From the entries below, pull out each line where "this" appears.

[Exercise data]
◆ ◆ ◆ ◆ ◆ ◆ ◆

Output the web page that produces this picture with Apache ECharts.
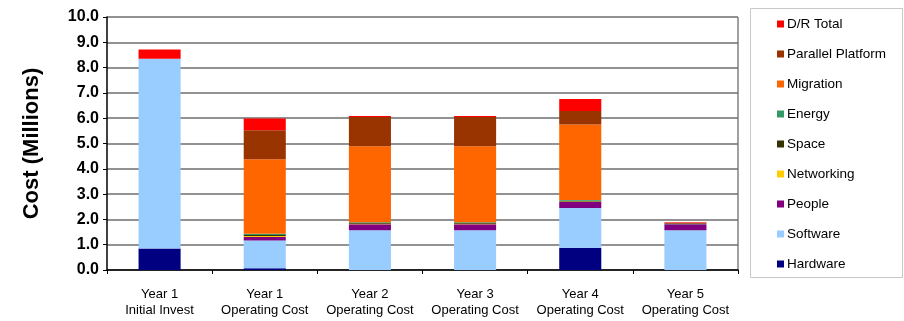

◆ ◆ ◆ ◆ ◆ ◆ ◆

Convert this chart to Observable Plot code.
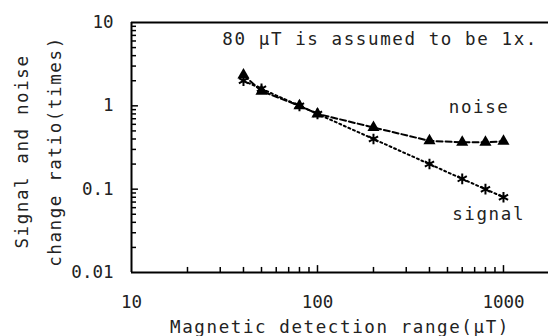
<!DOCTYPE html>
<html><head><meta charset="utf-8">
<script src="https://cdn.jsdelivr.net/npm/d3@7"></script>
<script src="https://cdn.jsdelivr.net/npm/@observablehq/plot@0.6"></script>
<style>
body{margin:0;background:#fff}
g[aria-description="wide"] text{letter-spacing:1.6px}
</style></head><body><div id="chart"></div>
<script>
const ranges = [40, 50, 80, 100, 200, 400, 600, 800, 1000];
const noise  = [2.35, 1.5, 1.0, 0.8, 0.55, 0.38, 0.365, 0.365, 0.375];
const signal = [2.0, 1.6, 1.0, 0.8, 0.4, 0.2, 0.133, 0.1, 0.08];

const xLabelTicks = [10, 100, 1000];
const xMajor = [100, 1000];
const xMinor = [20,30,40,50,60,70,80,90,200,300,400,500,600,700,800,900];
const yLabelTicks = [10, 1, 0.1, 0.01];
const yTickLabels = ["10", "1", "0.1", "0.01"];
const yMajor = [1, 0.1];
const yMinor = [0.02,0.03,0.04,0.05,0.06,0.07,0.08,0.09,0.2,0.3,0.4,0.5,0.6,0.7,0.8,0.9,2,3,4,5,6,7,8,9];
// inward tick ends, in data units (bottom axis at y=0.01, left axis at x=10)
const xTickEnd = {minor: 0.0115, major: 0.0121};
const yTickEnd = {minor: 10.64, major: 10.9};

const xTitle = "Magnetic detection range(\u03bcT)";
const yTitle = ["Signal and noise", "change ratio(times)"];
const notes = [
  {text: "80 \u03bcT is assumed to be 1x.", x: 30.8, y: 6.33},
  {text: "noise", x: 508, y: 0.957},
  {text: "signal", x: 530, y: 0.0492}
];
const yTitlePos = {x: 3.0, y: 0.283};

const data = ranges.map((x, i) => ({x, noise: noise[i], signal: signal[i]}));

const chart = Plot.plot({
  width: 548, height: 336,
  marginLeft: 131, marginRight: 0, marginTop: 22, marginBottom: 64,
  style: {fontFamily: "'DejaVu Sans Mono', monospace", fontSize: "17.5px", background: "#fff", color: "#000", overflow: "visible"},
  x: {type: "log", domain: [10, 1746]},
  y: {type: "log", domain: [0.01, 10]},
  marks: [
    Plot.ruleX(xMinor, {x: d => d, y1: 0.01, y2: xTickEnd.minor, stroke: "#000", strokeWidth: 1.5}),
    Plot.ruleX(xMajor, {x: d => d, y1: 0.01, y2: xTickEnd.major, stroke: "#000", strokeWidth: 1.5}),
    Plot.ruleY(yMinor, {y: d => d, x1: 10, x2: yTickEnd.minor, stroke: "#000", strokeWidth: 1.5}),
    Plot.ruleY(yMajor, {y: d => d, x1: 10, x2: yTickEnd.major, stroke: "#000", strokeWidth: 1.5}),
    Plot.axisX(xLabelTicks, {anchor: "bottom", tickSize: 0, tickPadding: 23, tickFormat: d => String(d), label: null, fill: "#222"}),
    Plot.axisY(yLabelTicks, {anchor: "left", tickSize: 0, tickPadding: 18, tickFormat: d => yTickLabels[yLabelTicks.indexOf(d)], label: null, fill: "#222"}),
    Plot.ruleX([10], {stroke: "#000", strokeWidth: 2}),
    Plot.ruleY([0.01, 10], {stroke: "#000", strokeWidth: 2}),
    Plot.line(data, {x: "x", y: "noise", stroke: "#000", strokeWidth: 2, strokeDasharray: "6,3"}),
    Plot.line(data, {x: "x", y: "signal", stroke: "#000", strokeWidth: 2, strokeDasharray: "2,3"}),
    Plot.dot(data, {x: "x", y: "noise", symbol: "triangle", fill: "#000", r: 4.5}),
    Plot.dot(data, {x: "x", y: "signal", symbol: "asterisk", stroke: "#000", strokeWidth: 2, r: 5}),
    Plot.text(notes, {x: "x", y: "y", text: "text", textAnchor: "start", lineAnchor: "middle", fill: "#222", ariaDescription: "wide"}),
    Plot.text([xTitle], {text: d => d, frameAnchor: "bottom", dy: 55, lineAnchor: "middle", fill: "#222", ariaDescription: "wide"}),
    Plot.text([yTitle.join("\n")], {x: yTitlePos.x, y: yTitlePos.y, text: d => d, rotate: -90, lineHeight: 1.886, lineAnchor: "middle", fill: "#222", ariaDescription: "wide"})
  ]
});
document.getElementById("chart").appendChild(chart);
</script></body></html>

◆ ◆ ◆ ◆ ◆ ◆ ◆

[Reply to the task]
Output the web page that produces this picture with Apache ECharts.
Convert this chart to Observable Plot code.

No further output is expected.